Kommersant Under Attack

If anyone had any illusions about the state of media freedom in Russia, they will have been put to bed by yesterday’s ugly and unabashed intervention in the work of Kommersant publishing house.  Kommersant Vlast editor-in-chief Maxim Kovalsky and holding general manager Andrei Galiyev were fired over a rather acerbic insult directed towards Vladimir Putin published in the weekly magazine.  The lampooning of Russia’s national leader was, it seems, not taken well by the magazine’s billionaire owner Alisher Usmanov.  Today we saw that Mikhail Prokhorov is now interested in purchasing Kommersant.  Will Englund in the Washington Post sees intrigue afoot:

Why has Prime Minister Vladimir Putin been so quiet? What does it mean when a former Putin cabinet minister, Alexei Kudrin, talks about creating a liberal opposition?

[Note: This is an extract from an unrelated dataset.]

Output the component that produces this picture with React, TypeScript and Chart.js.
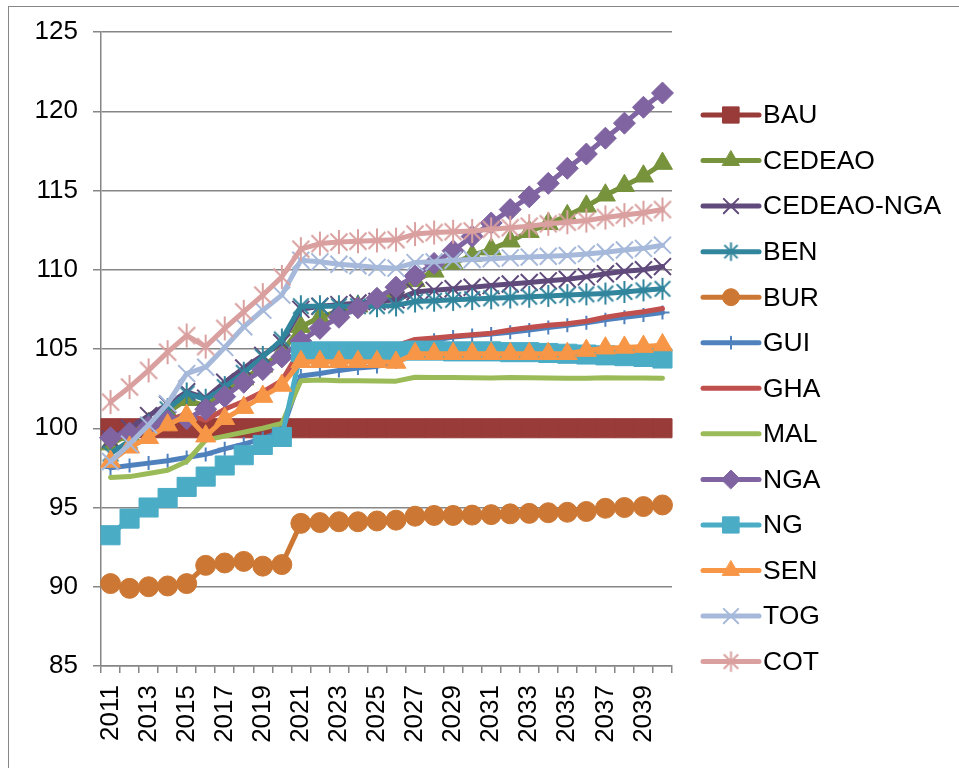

And what’s the story behind the firing this week of the top management at one of Russia’s more respected magazines?

That last incident looked to a lot of Russian journalists like a signal. It’s not what we say in public, it’s what we do behind the scenes, the authorities seemed to be warning them. But this also could have been the initiative of a loyal member of the inner circle — in this case, the owner of the magazine — trying to anticipate his patron’s wrath and moving first. There’s a long Russian — and Soviet — tradition of that. Or, possibly, it was just because someone in power doesn’t like bad taste.


Swear words don’t appear in respectable publications here, in large type. But Russian journalists immediately began to suspect a darker motive behind the firing. They feared that those in power, whose pronouncements have been so modest in public, were finding an indirect way to deliver a telling response. That has been a classic tactic throughout Russian history.

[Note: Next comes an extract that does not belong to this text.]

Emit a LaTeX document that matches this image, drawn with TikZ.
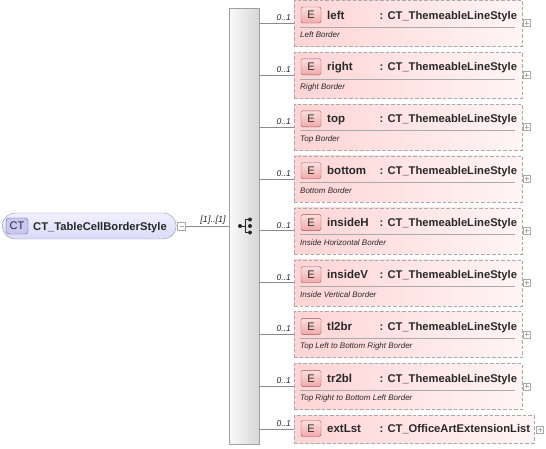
\documentclass[tikz,border=0pt]{standalone}
\usepackage{fontspec}
\setmainfont{Liberation Sans}
\usetikzlibrary{calc}
\definecolor{elL}{RGB}{255,212,212}
\definecolor{elR}{RGB}{255,245,245}
\definecolor{elborder}{RGB}{170,170,170}
\definecolor{bdgT}{RGB}{252,222,222}
\definecolor{bdgB}{RGB}{240,170,170}
\definecolor{bdgborder}{RGB}{165,80,80}
\definecolor{ctT}{RGB}{240,240,255}
\definecolor{ctB}{RGB}{218,218,248}
\definecolor{ctborder}{RGB}{150,150,175}
\definecolor{ctbdg}{RGB}{200,200,240}
\definecolor{ctbdgborder}{RGB}{90,90,160}
\definecolor{seqL}{RGB}{250,250,250}
\definecolor{seqR}{RGB}{214,214,214}
\definecolor{seqborder}{RGB}{160,160,160}
\definecolor{conn}{RGB}{140,140,140}
\definecolor{txt}{RGB}{40,40,40}
\begin{document}
\begin{tikzpicture}[x=1pt,y=-1pt,
  elbox/.style={draw=elborder, dash pattern=on 3.5pt off 2pt, left color=elL, right color=elR,
    minimum width=228, inner sep=0, anchor=north west},
  ebadge/.style={draw=bdgborder, top color=bdgT, bottom color=bdgB, rounded corners=1.5,
    minimum width=20, minimum height=16, inner sep=0, text=txt, font=\fontsize{11}{12}\selectfont},
  nametext/.style={inner sep=0, text=txt, font=\fontsize{11.5}{13}\selectfont\bfseries, anchor=base west},
  typetext/.style={inner sep=0, text=txt, font=\fontsize{11.2}{13}\selectfont\bfseries, anchor=base west},
  doctext/.style={inner sep=0, text=txt, font=\fontsize{8}{9}\selectfont\itshape, anchor=base west},
  mult/.style={inner sep=0, text=txt, font=\fontsize{8.5}{9}\selectfont\itshape, anchor=base east},
  sepline/.style={draw=elborder, line width=0.8pt},
  conline/.style={draw=conn, line width=0.7pt},
  plusbox/.style={draw=elborder, fill=white, minimum size=7, inner sep=0,
    path picture={\draw[elborder, line width=0.6pt]
      ([xshift=-2pt]path picture bounding box.center) -- ([xshift=2pt]path picture bounding box.center)
      ([yshift=-2pt]path picture bounding box.center) -- ([yshift=2pt]path picture bounding box.center);}},
  minusbox/.style={draw=elborder, fill=white, minimum size=8, inner sep=0,
    path picture={\draw[elborder, line width=0.6pt]
      ([xshift=-2pt]path picture bounding box.center) -- ([xshift=2pt]path picture bounding box.center);}},
]
\useasboundingbox (0,0) rectangle (546,448);

% sequence bar
\node[draw=seqborder, left color=seqL, right color=seqR, minimum width=30, minimum height=436,
  inner sep=0, anchor=north west] (seq) at (229,8) {};
% sequence symbol
\fill[txt] (240,226) circle (2);
\draw[txt, line width=0.9pt] (240,226) -- (245,226) (245,219.5) -- (245,232.5)
  (245,219.5) -- (250,219.5) (245,232.5) -- (250,232.5);
\fill[txt] (250,219.5) circle (2) (250,226) circle (2) (250,232.5) circle (2);

% root complex type
\node[draw=ctborder, top color=ctT, bottom color=ctB, rounded corners=13,
  minimum width=174, minimum height=26, inner sep=0, anchor=west] (ct) at (2,226) {};
\node[draw=ctbdgborder, fill=ctbdg, rounded corners=3, minimum width=22, minimum height=16,
  inner sep=0, text=txt, font=\fontsize{11}{12}\selectfont] (ctb) at (17,226) {CT};
\node[typetext] (ctn) at (33,230) {CT\_TableCellBorderStyle};
\node[minusbox] (minus) at (181.5,226.5) {};
\draw[conline] (minus.east) -- (seq.west |- minus.east);
\node[inner sep=0, text=txt, font=\fontsize{9}{10}\selectfont\itshape, anchor=base] (card) at (213,222.5) {[1]..[1]};

% elements
\foreach \k/\nm/\dc in {1/left/Left Border, 2/right/Right Border, 3/top/Top Border,
  4/bottom/Bottom Border, 5/insideH/Inside Horizontal Border, 6/insideV/Inside Vertical Border,
  7/tl2br/Top Left to Bottom Right Border, 8/tr2bl/Top Right to Bottom Left Border}{
  \pgfmathsetmacro\T{51.9*(\k-1)}
  \node[elbox, minimum height=46] (e\k) at (294,\T) {};
  \node[ebadge] (b\k) at (311,\T+15) {E};
  \node[nametext] (n\k) at (327,\T+19) {\nm};
  \node[typetext] (t\k) at (379.5,\T+19) {: CT\_ThemeableLineStyle};
  \draw[sepline] (300,\T+27) -- (515,\T+27);
  \node[doctext] (d\k) at (300,\T+37.5) {\dc};
  \node[plusbox] (p\k) at (526.5,\T+23) {};
  \draw[conline] (seq.east |- e\k.west) -- (e\k.west);
  \node[mult] (m\k) at (291,\T+20.5) {0..1};
}
% extLst
\node[elbox, minimum width=239.5, minimum height=28] (e9) at (294,415.2) {};
\node[ebadge] (b9) at (311,428.5) {E};
\node[nametext] (n9) at (327,432.5) {extLst};
\node[typetext] (t9) at (379.5,432.5) {: CT\_OfficeArtExtensionList};
\node[plusbox] (p9) at (540,429.5) {};
\draw[conline] (seq.east |- e9.west) -- (e9.west);
\node[mult] (m9) at (291,426.5) {0..1};
\end{tikzpicture}
\end{document}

Alexei Venediktov, editor in chief of Echo Moskvy radio, tweeted that it’s unlikely that the top managers at Kommersant Vlast would have lost their jobs had the insult been directed at anyone besides Putin. Others quickly agreed.

Then, late Tuesday, another of Russia’s richest men — Mikhail Prokhorov, owner of the New Jersey Nets — said he was going to make a bid to buy Kommersant from Usmanov.

Prokhorov announced Monday that he intends to challenge Putin in the March 4 presidential election. If Usmanov was sending a message with the firings, Prokhorov seems to be sending one back.

Prokhorov has cast himself as a business-friendly candidate who can appeal to the rising urban middle class. Kommersant’s orientation toward business news would be a good fit for him. This move might also be aimed at dispelling fears that he’s secretly in cahoots with Putin to drain off middle-class opposition.